— BEGIN Available data —

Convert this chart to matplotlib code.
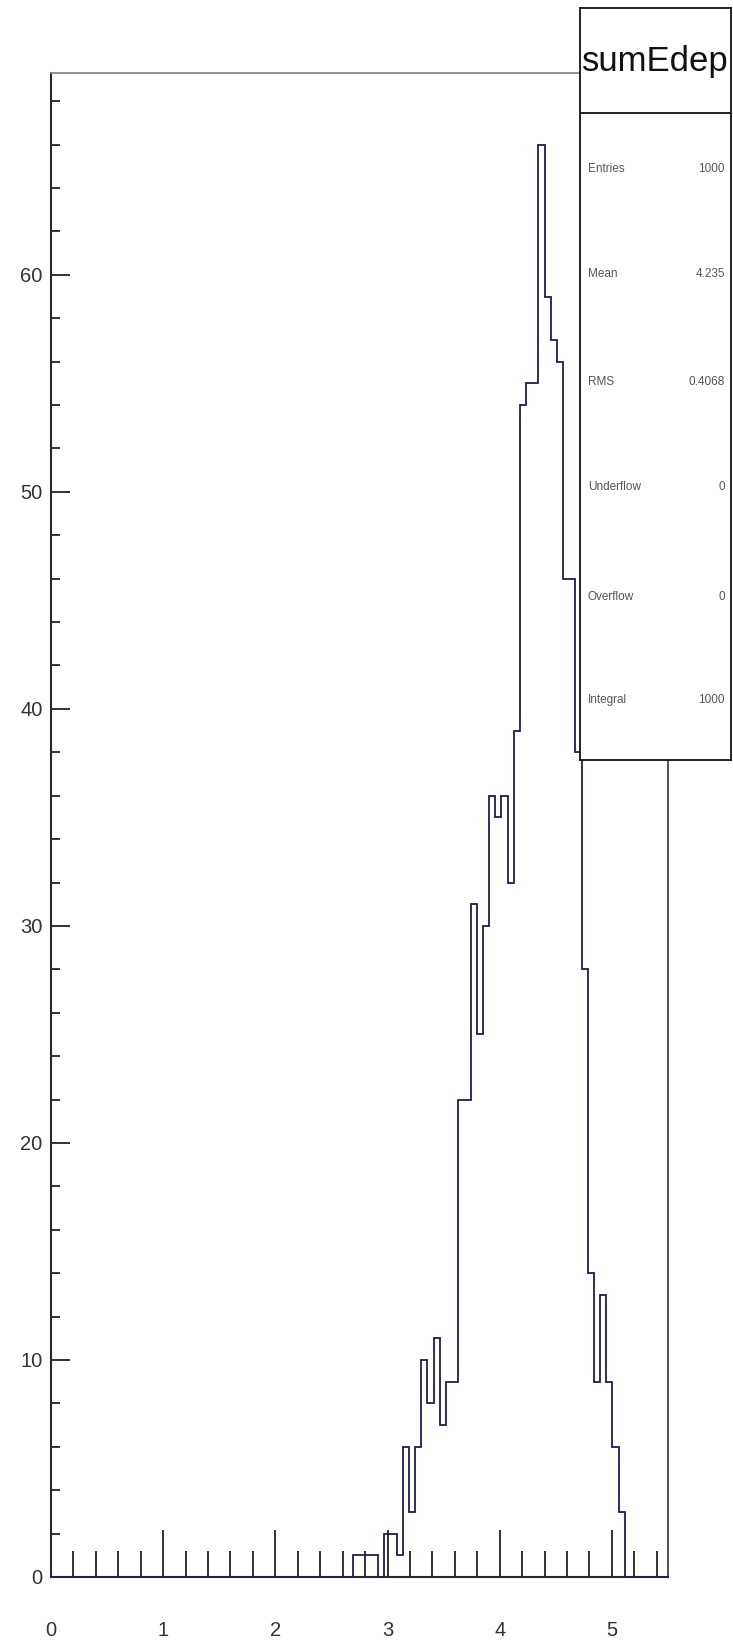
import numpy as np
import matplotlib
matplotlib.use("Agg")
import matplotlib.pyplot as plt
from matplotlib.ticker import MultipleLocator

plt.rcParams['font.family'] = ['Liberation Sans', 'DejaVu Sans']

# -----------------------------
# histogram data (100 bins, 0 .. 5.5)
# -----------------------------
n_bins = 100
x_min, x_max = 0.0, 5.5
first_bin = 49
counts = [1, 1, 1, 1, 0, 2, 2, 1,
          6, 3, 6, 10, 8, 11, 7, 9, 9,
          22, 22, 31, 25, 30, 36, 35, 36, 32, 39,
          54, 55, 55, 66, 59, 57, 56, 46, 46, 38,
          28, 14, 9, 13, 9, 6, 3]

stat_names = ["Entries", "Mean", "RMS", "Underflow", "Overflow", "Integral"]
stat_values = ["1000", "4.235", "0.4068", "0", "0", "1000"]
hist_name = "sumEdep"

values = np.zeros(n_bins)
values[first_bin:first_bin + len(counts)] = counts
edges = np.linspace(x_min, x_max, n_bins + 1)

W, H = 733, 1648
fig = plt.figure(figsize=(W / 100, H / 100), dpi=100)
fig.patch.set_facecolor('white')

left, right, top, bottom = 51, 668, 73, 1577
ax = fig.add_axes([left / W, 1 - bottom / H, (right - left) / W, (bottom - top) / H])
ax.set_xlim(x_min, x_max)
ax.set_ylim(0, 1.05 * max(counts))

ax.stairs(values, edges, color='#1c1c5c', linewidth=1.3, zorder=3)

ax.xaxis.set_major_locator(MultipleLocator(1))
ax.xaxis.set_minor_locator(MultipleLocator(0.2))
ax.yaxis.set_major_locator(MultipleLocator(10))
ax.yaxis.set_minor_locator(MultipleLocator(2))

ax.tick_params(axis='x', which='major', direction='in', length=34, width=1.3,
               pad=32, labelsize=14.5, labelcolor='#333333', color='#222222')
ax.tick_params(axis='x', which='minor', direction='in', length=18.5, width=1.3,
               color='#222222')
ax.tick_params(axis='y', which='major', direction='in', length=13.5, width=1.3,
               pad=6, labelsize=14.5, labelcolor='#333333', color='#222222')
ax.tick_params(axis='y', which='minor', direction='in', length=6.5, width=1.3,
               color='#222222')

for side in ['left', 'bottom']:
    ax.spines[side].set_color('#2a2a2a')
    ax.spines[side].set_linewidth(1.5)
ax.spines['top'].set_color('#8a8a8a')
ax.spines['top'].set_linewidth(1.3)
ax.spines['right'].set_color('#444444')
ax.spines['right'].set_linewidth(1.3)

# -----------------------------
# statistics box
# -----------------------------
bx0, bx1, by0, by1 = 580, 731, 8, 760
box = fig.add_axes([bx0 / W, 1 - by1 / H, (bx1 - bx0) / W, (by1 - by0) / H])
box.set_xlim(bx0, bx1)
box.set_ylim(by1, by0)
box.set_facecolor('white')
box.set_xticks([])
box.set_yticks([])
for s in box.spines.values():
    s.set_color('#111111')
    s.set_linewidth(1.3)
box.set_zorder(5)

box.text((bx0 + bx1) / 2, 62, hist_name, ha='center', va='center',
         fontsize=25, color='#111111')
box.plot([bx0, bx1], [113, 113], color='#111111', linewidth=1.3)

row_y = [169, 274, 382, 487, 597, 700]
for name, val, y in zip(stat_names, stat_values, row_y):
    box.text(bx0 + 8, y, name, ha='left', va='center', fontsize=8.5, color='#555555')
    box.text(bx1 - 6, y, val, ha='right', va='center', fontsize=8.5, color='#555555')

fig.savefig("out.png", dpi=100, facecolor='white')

— END Available data —

### Request
Please transcribe the material above exactly as written. Leave the pictures out.

### Solution to this task
Convert this chart to matplotlib code.
import numpy as np
import matplotlib
matplotlib.use("Agg")
import matplotlib.pyplot as plt
from matplotlib.ticker import MultipleLocator

plt.rcParams['font.family'] = ['Liberation Sans', 'DejaVu Sans']

# -----------------------------
# histogram data (100 bins, 0 .. 5.5)
# -----------------------------
n_bins = 100
x_min, x_max = 0.0, 5.5
first_bin = 49
counts = [1, 1, 1, 1, 0, 2, 2, 1,
          6, 3, 6, 10, 8, 11, 7, 9, 9,
          22, 22, 31, 25, 30, 36, 35, 36, 32, 39,
          54, 55, 55, 66, 59, 57, 56, 46, 46, 38,
          28, 14, 9, 13, 9, 6, 3]

stat_names = ["Entries", "Mean", "RMS", "Underflow", "Overflow", "Integral"]
stat_values = ["1000", "4.235", "0.4068", "0", "0", "1000"]
hist_name = "sumEdep"

values = np.zeros(n_bins)
values[first_bin:first_bin + len(counts)] = counts
edges = np.linspace(x_min, x_max, n_bins + 1)

W, H = 733, 1648
fig = plt.figure(figsize=(W / 100, H / 100), dpi=100)
fig.patch.set_facecolor('white')

left, right, top, bottom = 51, 668, 73, 1577
ax = fig.add_axes([left / W, 1 - bottom / H, (right - left) / W, (bottom - top) / H])
ax.set_xlim(x_min, x_max)
ax.set_ylim(0, 1.05 * max(counts))

ax.stairs(values, edges, color='#1c1c5c', linewidth=1.3, zorder=3)

ax.xaxis.set_major_locator(MultipleLocator(1))
ax.xaxis.set_minor_locator(MultipleLocator(0.2))
ax.yaxis.set_major_locator(MultipleLocator(10))
ax.yaxis.set_minor_locator(MultipleLocator(2))

ax.tick_params(axis='x', which='major', direction='in', length=34, width=1.3,
               pad=32, labelsize=14.5, labelcolor='#333333', color='#222222')
ax.tick_params(axis='x', which='minor', direction='in', length=18.5, width=1.3,
               color='#222222')
ax.tick_params(axis='y', which='major', direction='in', length=13.5, width=1.3,
               pad=6, labelsize=14.5, labelcolor='#333333', color='#222222')
ax.tick_params(axis='y', which='minor', direction='in', length=6.5, width=1.3,
               color='#222222')

for side in ['left', 'bottom']:
    ax.spines[side].set_color('#2a2a2a')
    ax.spines[side].set_linewidth(1.5)
ax.spines['top'].set_color('#8a8a8a')
ax.spines['top'].set_linewidth(1.3)
ax.spines['right'].set_color('#444444')
ax.spines['right'].set_linewidth(1.3)

# -----------------------------
# statistics box
# -----------------------------
bx0, bx1, by0, by1 = 580, 731, 8, 760
box = fig.add_axes([bx0 / W, 1 - by1 / H, (bx1 - bx0) / W, (by1 - by0) / H])
box.set_xlim(bx0, bx1)
box.set_ylim(by1, by0)
box.set_facecolor('white')
box.set_xticks([])
box.set_yticks([])
for s in box.spines.values():
    s.set_color('#111111')
    s.set_linewidth(1.3)
box.set_zorder(5)

box.text((bx0 + bx1) / 2, 62, hist_name, ha='center', va='center',
         fontsize=25, color='#111111')
box.plot([bx0, bx1], [113, 113], color='#111111', linewidth=1.3)

row_y = [169, 274, 382, 487, 597, 700]
for name, val, y in zip(stat_names, stat_values, row_y):
    box.text(bx0 + 8, y, name, ha='left', va='center', fontsize=8.5, color='#555555')
    box.text(bx1 - 6, y, val, ha='right', va='center', fontsize=8.5, color='#555555')

fig.savefig("out.png", dpi=100, facecolor='white')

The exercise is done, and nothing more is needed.